Asymptoten en limieten > Totaalbeeld
12345Totaalbeeld

Achtergronden

Het begrip "limiet" werd als vrij snel na de invoering van het functiebegrip breed gebruikt. Maar het begrip "oneindig" dat er veel bij wordt gebruikt is nogal vaag. Een wiskundige zoals Karl Weierstrass (1815—1897) was dat een doorn in het oog (en hij was de enige niet). Hij gebruikte nauwkeuriger omschrijvingen zonder termen als oneindig te gebruiken.

Neem aan dat `f` een reële functie is en `c` een reëel getal.
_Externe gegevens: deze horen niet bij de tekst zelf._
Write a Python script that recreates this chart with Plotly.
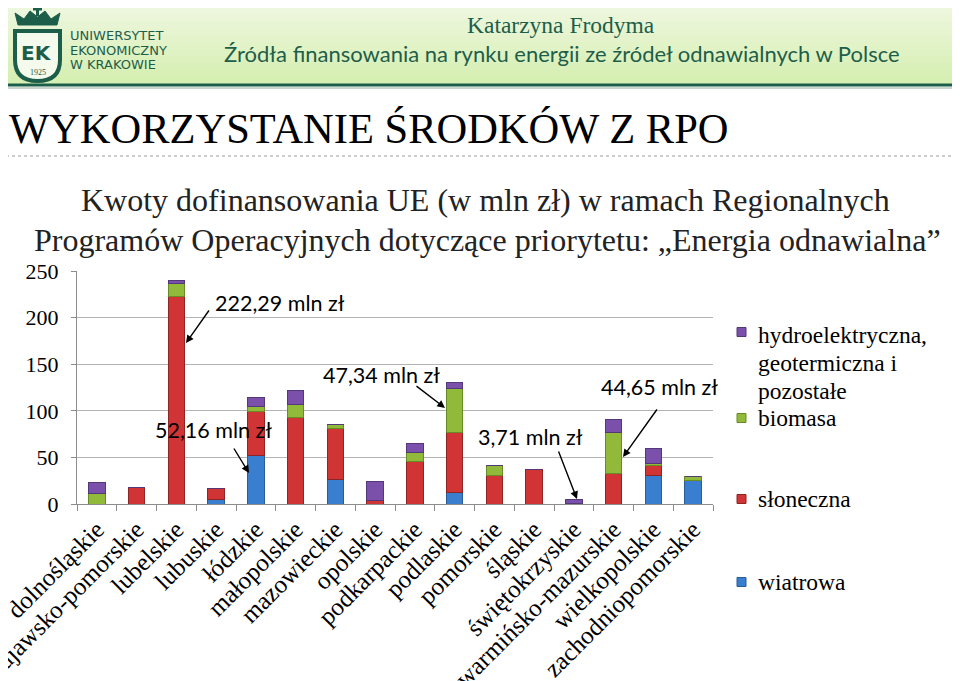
import plotly.graph_objects as go

# data (mln zł)
regions = ["dolnośląskie", "kujawsko-pomorskie", "lubelskie", "lubuskie", "łódzkie",
           "małopolskie", "mazowieckie", "opolskie", "podkarpackie", "podlaskie",
           "pomorskie", "śląskie", "świętokrzyskie", "warmińsko-mazurskie",
           "wielkopolskie", "zachodniopomorskie"]
wiatrowa = [0, 0, 0, 5, 52.16, 0, 26, 0, 0, 12.6, 0, 0, 0, 0, 30.2, 25]
sloneczna = [0, 18, 222.29, 12, 47.3, 92.3, 55.5, 3.5, 46, 63.6, 30.2, 37.4, 0.6, 32.3, 11, 0]
biomasa = [11.5, 0, 14, 0, 5.5, 14.4, 3.5, 0, 9, 47.34, 10.8, 0, 0, 44.65, 2, 5]
hydro = [12, 0, 3.3, 0, 9, 15, 0, 20.5, 10, 6.5, 0, 0, 3.71, 13.6, 16, 0]
y_ticks = [0, 50, 100, 150, 200, 250]

colors = {"wiatrowa": "#3A7ECF", "słoneczna": "#D03434", "biomasa": "#92BA3A",
          "hydro": "#7B50AB"}
edges = {"wiatrowa": "#2A5C96", "słoneczna": "#8E2424", "biomasa": "#6A8A28",
         "hydro": "#54397A"}

SERIF = "Liberation Serif, Times New Roman, serif"
SANS = "Lato, Open Sans, sans-serif"
DKGREEN = "#1D5E4A"

# page body has an 8px margin, so the figure is drawn 8px smaller and offset
OFF = 8
W, H = 960 - OFF, 681 - OFF
# plot area in screen pixels
PL, PR, PT, PB = 77, 713, 271, 504


def xp(p):
    return (p - PL) / (PR - PL)


def yp(p):
    return (PB - p) / (PB - PT)


def path_of(points):
    return "M " + " L ".join("%f,%f" % (xp(a), yp(b)) for a, b in points) + " Z"


fig = go.Figure()
for name, vals, key in [("wiatrowa", wiatrowa, "wiatrowa"),
                        ("słoneczna", sloneczna, "słoneczna"),
                        ("biomasa", biomasa, "biomasa"),
                        ("hydroelektryczna, geotermiczna i pozostałe", hydro, "hydro")]:
    fig.add_trace(go.Bar(x=regions, y=vals, name=name, showlegend=False,
                         marker=dict(color=colors[key], line=dict(color=edges[key], width=1)),
                         width=0.42))

shapes = []
# green banner (stacked strips for a soft vertical gradient)
top_c = (240, 248, 226)
bot_c = (214, 239, 178)
n = 12
for i in range(n):
    t = i / (n - 1)
    c = tuple(int(top_c[k] + (bot_c[k] - top_c[k]) * t) for k in range(3))
    y0 = 84 * i / n
    y1 = 84 * (i + 1) / n
    shapes.append(dict(type="rect", xref="paper", yref="paper", x0=xp(0), x1=xp(968),
                       y0=yp(y1), y1=yp(y0 - 10 if i == 0 else y0), line=dict(width=0),
                       fillcolor="rgb(%d,%d,%d)" % c, layer="below"))
shapes.append(dict(type="line", xref="paper", yref="paper", x0=xp(0), x1=xp(968),
                   y0=yp(85), y1=yp(85), line=dict(color=DKGREEN, width=3)))
shapes.append(dict(type="line", xref="paper", yref="paper", x0=xp(0), x1=xp(968),
                   y0=yp(88), y1=yp(88), line=dict(color="#C8D6CC", width=2)))
# dotted rule under the heading
shapes.append(dict(type="line", xref="paper", yref="paper", x0=xp(0), x1=xp(968),
                   y0=yp(156), y1=yp(156), line=dict(color="#9A9A9A", width=1, dash="dot")))
# logo shield
shield = "M %f,%f L %f,%f Q %f,%f %f,%f Q %f,%f %f,%f L %f,%f Z" % (
    xp(15), yp(31), xp(15), yp(60), xp(15), yp(81), xp(37.5), yp(81),
    xp(60), yp(81), xp(60), yp(60), xp(60), yp(31))
shapes.append(dict(type="path", xref="paper", yref="paper", path=shield,
                   fillcolor="#F4FAEC", line=dict(color=DKGREEN, width=4)))
# logo crown
crown = [(18, 25), (15, 13), (24, 19), (30, 11), (37.5, 17), (45, 11), (51, 19), (60, 13), (57, 25)]
shapes.append(dict(type="path", xref="paper", yref="paper", path=path_of(crown),
                   fillcolor=DKGREEN, line=dict(color=DKGREEN, width=1)))
shapes.append(dict(type="rect", xref="paper", yref="paper", x0=xp(36), x1=xp(39),
                   y0=yp(16), y1=yp(4), fillcolor=DKGREEN, line=dict(width=0)))
shapes.append(dict(type="rect", xref="paper", yref="paper", x0=xp(33), x1=xp(42),
                   y0=yp(10.5), y1=yp(8), fillcolor=DKGREEN, line=dict(width=0)))

# legend squares and labels
leg_squares = [("hydro", 332), ("biomasa", 418), ("słoneczna", 499), ("wiatrowa", 582)]
leg_lines = [("hydroelektryczna,", 335), ("geotermiczna i", 363), ("pozostałe", 391),
             ("biomasa", 418), ("słoneczna", 499), ("wiatrowa", 582)]
annotations = []
for key, sy in leg_squares:
    shapes.append(dict(type="rect", xref="paper", yref="paper", x0=xp(737), x1=xp(746),
                       y0=yp(sy + 4.5), y1=yp(sy - 4.5), fillcolor=colors[key],
                       line=dict(color=edges[key], width=1)))
for txt, ty in leg_lines:
    annotations.append(dict(x=xp(756), y=yp(ty), text=txt, xanchor="left", align="left",
                            font=dict(family=SERIF, size=23.5, color="black")))

# header texts
annotations += [
    dict(x=xp(36), y=yp(53), text="<b>EK</b>", font=dict(family="DejaVu Sans", size=20, color=DKGREEN)),
    dict(x=xp(37.5), y=yp(72), text="1925", font=dict(family=SERIF, size=8, color=DKGREEN)),
    dict(x=xp(68), y=yp(36), text="UNIWERSYTET", xanchor="left",
         font=dict(family="DejaVu Sans", size=13, color=DKGREEN)),
    dict(x=xp(68), y=yp(50.5), text="EKONOMICZNY", xanchor="left",
         font=dict(family="DejaVu Sans", size=13, color=DKGREEN)),
    dict(x=xp(68), y=yp(65), text="W KRAKOWIE", xanchor="left",
         font=dict(family="DejaVu Sans", size=13, color=DKGREEN)),
    dict(x=xp(561), y=yp(25), text="Katarzyna Frodyma",
         font=dict(family=SERIF, size=23.5, color=DKGREEN)),
    dict(x=xp(562), y=yp(53), text="Źródła finansowania na rynku energii ze źródeł odnawialnych w Polsce",
         font=dict(family=SANS, size=22, color=DKGREEN)),
    dict(x=xp(7), y=yp(128), text="WYKORZYSTANIE ŚRODKÓW Z RPO", xanchor="left",
         font=dict(family=SERIF, size=42.5, color="black")),
    dict(x=xp(485), y=yp(200), text="Kwoty dofinansowania UE (w mln zł) w ramach Regionalnych",
         font=dict(family=SERIF, size=32, color="#222222")),
    dict(x=xp(487), y=yp(240), text="Programów Operacyjnych dotyczące priorytetu: „Energia odnawialna”",
         font=dict(family=SERIF, size=32, color="#222222")),
]

# value call-outs with arrows
callouts = [("222,29 mln zł", 280, 303, (210, 309), (186, 343)),
            ("52,16 mln zł", 213, 430, (233, 447), (249, 473)),
            ("47,34 mln zł", 381, 375, (415, 385), (445, 408)),
            ("3,71 mln zł", 530, 437, (558, 450), (577, 499)),
            ("44,65 mln zł", 659, 387, (658, 408), (623, 457))]
for txt, tx, ty, tail, head in callouts:
    annotations.append(dict(x=xp(tx), y=yp(ty), text=txt,
                            font=dict(family=SANS, size=21.5, color="black")))
    annotations.append(dict(x=xp(head[0]), y=yp(head[1]), text="",
                            showarrow=True, ax=tail[0] - head[0], ay=tail[1] - head[1],
                            arrowhead=2, arrowsize=1.1, arrowwidth=1.4, arrowcolor="black"))

for a in annotations:
    a.setdefault("xref", "paper")
    a.setdefault("yref", "paper")
    a.setdefault("showarrow", False)
    a.setdefault("xanchor", "center")
    a.setdefault("yanchor", "middle")

fig.update_layout(
    width=W, height=H,
    margin=dict(l=PL - OFF, r=W - (PR - OFF), t=PT - OFF, b=H - (PB - OFF), autoexpand=False),
    paper_bgcolor="white", plot_bgcolor="white",
    barmode="stack", bargap=0.58,
    shapes=shapes, annotations=annotations,
    xaxis=dict(tickangle=-45, tickfont=dict(family=SERIF, size=25, color="black"),
               showline=True, linecolor="#8C8C8C", ticks="outside", tickson="boundaries",
               ticklen=6, tickcolor="#8C8C8C", showgrid=False, automargin=False),
    yaxis=dict(range=[0, 250], tickvals=y_ticks, tickfont=dict(family=SERIF, size=22, color="black"),
               showline=True, linecolor="#8C8C8C", ticks="outside", ticklen=5,
               ticklabelstandoff=8,
               tickcolor="#8C8C8C", gridcolor="#B4B4B4", gridwidth=1, zeroline=False,
               automargin=False),
)

fig.write_html("out.html")
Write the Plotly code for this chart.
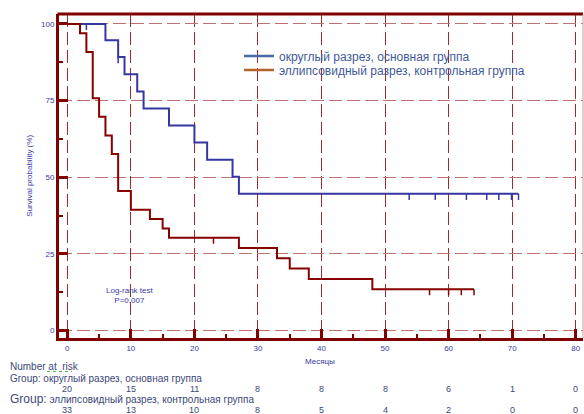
import plotly.graph_objects as go

# --- data -------------------------------------------------------------
group_round = "округлый разрез, основная группа"
group_ellipse = "эллипсовидный разрез, контрольная группа"

# Kaplan–Meier steps (months, survival %), основная группа
round_t = [0, 6, 8, 9, 11, 12, 16, 20, 22, 26, 27, 71]
round_s = [100, 94.7, 89.2, 83.6, 78.0, 72.4, 66.9, 61.3, 55.7, 50.2, 44.6, 44.6]
round_censored = [3, 8, 53.8, 57.9, 62.8, 66, 67.9, 69.9, 71]

# Kaplan–Meier steps, контрольная группа
ellipse_t = [0, 2, 3, 4, 5, 6, 7, 8, 10, 13, 15, 16, 27, 33, 35, 38, 48, 64]
ellipse_s = [100, 97.0, 90.9, 75.8, 69.7, 63.6, 57.6, 45.5, 39.4, 36.4, 33.3,
             30.3, 26.9, 23.6, 20.2, 16.8, 13.5, 13.5]
ellipse_censored = [23, 57, 60, 62, 64]

# number at risk table
risk_months = [0, 10, 20, 30, 40, 50, 60, 70, 80]
risk_round = [20, 15, 11, 8, 8, 8, 6, 1, 0]
risk_ellipse = [33, 13, 10, 8, 5, 4, 2, 0, 0]

x_ticks = [0, 10, 20, 30, 40, 50, 60, 70, 80]
y_ticks = [0, 25, 50, 75, 100]

# --- styling ----------------------------------------------------------
FONT = "Arial, Liberation Sans, sans-serif"
AXIS_RED = "#800000"
BLUE_CURVE = "#3636a2"
RED_CURVE = "#860000"
LABEL_BLUE = "#3a3aa6"
TABLE_TXT = "#3c4878"

X_RANGE = [-1.31, 81.15]
Y_RANGE = [-2.44, 103.26]
PLOT_TOP, PLOT_BOTTOM = 14, 338.5
PLOT_LEFT = 59


def surv_at(t, times, surv):
    """Right-continuous step value of a KM curve at time t."""
    val = surv[0]
    for ti, si in zip(times, surv):
        if ti <= t:
            val = si
    return val


def py(pixel_y):
    """Pixel row -> paper y."""
    return (PLOT_BOTTOM - pixel_y) / (PLOT_BOTTOM - PLOT_TOP)


def px(pixel_x):
    return (pixel_x - PLOT_LEFT) / (583 - PLOT_LEFT)


fig = go.Figure()

# survival curves
fig.add_trace(go.Scatter(x=round_t, y=round_s, mode="lines", line_shape="hv",
                         line=dict(color=BLUE_CURVE, width=2), showlegend=False,
                         hoverinfo="skip"))
fig.add_trace(go.Scatter(x=ellipse_t, y=ellipse_s, mode="lines", line_shape="hv",
                         line=dict(color=RED_CURVE, width=2), showlegend=False,
                         hoverinfo="skip"))

# censor marks: short ticks hanging below the curve
TICK_DOWN = 2.0
for cens, times, surv, col in [(round_censored, round_t, round_s, BLUE_CURVE),
                               (ellipse_censored, ellipse_t, ellipse_s, RED_CURVE)]:
    yv = [surv_at(c, times, surv) for c in cens]
    fig.add_trace(go.Scatter(
        x=cens, y=yv, mode="markers", marker=dict(size=1, opacity=0),
        error_y=dict(type="data", symmetric=False, array=[0] * len(cens),
                     arrayminus=[TICK_DOWN] * len(cens), width=0,
                     thickness=1.5, color=col),
        showlegend=False, hoverinfo="skip"))

# legend entries
fig.add_trace(go.Scatter(x=[None], y=[None], mode="lines", name=group_round,
                         line=dict(color="#4a6aa6", width=2.5), legend="legend"))
fig.add_trace(go.Scatter(x=[None], y=[None], mode="lines", name=group_ellipse,
                         line=dict(color="#b5652c", width=2.5), legend="legend2"))

legend_common = dict(xanchor="left", yanchor="middle", bgcolor="rgba(0,0,0,0)",
                     borderwidth=0, itemwidth=30,
                     font=dict(family=FONT, size=12, color="#3f5a9c"))
fig.update_layout(
    legend=dict(x=px(239), y=py(56), **legend_common),
    legend2=dict(x=px(239), y=py(70), **legend_common),
)

grid_common = dict(griddash="13px,5px", gridwidth=1, zeroline=False,
                   showline=True, linewidth=3, linecolor=AXIS_RED,
                   ticks="inside", ticklen=9, tickwidth=2.5, tickcolor=AXIS_RED,
                   tickfont=dict(family=FONT, size=8, color=LABEL_BLUE))

fig.update_xaxes(range=X_RANGE, tickvals=x_ticks, gridcolor="#a02a2a",
                 minor=dict(ticks="inside", ticklen=4, tickwidth=2,
                            tickcolor=AXIS_RED, dtick=5, tick0=0, showgrid=False),
                 **grid_common)
fig.update_yaxes(range=Y_RANGE, tickvals=y_ticks, gridcolor="#bf7070",
                 minor=dict(ticks="inside", ticklen=4, tickwidth=2,
                            tickcolor=AXIS_RED, dtick=12.5, tick0=0, showgrid=False),
                 **grid_common)

shapes = [
    # top border
    dict(type="line", xref="paper", yref="paper", x0=-0.003, x1=1, y0=1, y1=1,
         line=dict(color=AXIS_RED, width=3)),
    # right border
    dict(type="line", xref="paper", yref="paper", x0=1, x1=1, y0=0, y1=1,
         line=dict(color="#d09a9a", width=1)),
    # spell-check squiggle under "at risk"
    dict(type="line", xref="paper", yref="paper", x0=px(47), x1=px(72),
         y0=py(372), y1=py(372), line=dict(color="#48b048", width=1, dash="dot")),
]


def note(text, x, y, xref="paper", yref="paper", size=10, color=TABLE_TXT,
         xanchor="center", **kw):
    return dict(text=text, x=x, y=y, xref=xref, yref=yref, showarrow=False,
                xanchor=xanchor, yanchor="middle",
                font=dict(family=FONT, size=size, color=color), **kw)


annotations = [
    note("Survival probability (%)", px(30), py(176), size=8, color=LABEL_BLUE,
         textangle=-90),
    note("Месяцы", px(320), py(362.5), size=8, color=LABEL_BLUE),
    note("Log-rank test<br>P=0.007", 9.8, 11.3, xref="x", yref="y", size=8,
         color=LABEL_BLUE, align="center"),
    note("Number at  risk", px(8), py(367), xanchor="left"),
    note("Group: " + group_round, px(8), py(379), xanchor="left"),
    note("<span style='font-size:12px'>Group:</span> " + group_ellipse,
         px(8), py(400), xanchor="left"),
]
for m, n1, n2 in zip(risk_months, risk_round, risk_ellipse):
    annotations.append(note(str(n1), m, py(390), xref="x", size=9))
    annotations.append(note(str(n2), m, py(411), xref="x", size=9))

fig.update_layout(
    width=584, height=414,
    margin=dict(l=PLOT_LEFT, r=1, t=PLOT_TOP, b=414 - PLOT_BOTTOM),
    paper_bgcolor="white", plot_bgcolor="white",
    shapes=shapes, annotations=annotations,
    font=dict(family=FONT),
)

fig.write_html("out.html")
Dan betekent

`lim_(x rarr c) f(x) = L`

dat `f(x)` zo dicht bij `L` uitkomt als je maar wilt, als je `x` maar voldoende dicht bij `c` brengt. Onder andere Karl Weierstrass herformuleerde dit in de 19de eeuw tot de zogenaamde `epsilon,delta` -definitie van limiet.
In deze definitie stelt `epsilon` een willekeurig klein positief getal voor, zo dat `f(x)` komt willekeurig dicht bij `L` betekent dat `f(x)` uiteindelijk in het interval `(: L − epsilon, L + epsilon :)` ligt, wat je kunt schrijven als `|f(x) − L| < epsilon` .
Dat dit gebeurt als `x` voldoende dicht bij `c` wordt gebracht, betekent dat de `x` -waarden minder van `c` afliggen dan een positief getal `delta` , dus dat de `x` -waarden binnen `(: c − delta, c :)` of `(: c, c + delta :)` liggen, dus `0 < |x − c| < delta` .

En `lim_(x rarr oo) f(x) = L` betekent dat `f(x)` zo dicht bij `L` uitkomt als je maar wilt, als je `x` maar groot genoeg maakt. Weierstrass zegt dan dat er bij elke `epsilon gt 0` een `N` hoort, zodat `|f(x) − L| < epsilon` als `x gt N` . (Hierin wordt verondersteld dat `N` een groot getal is en `epsilon` juist heel klein.)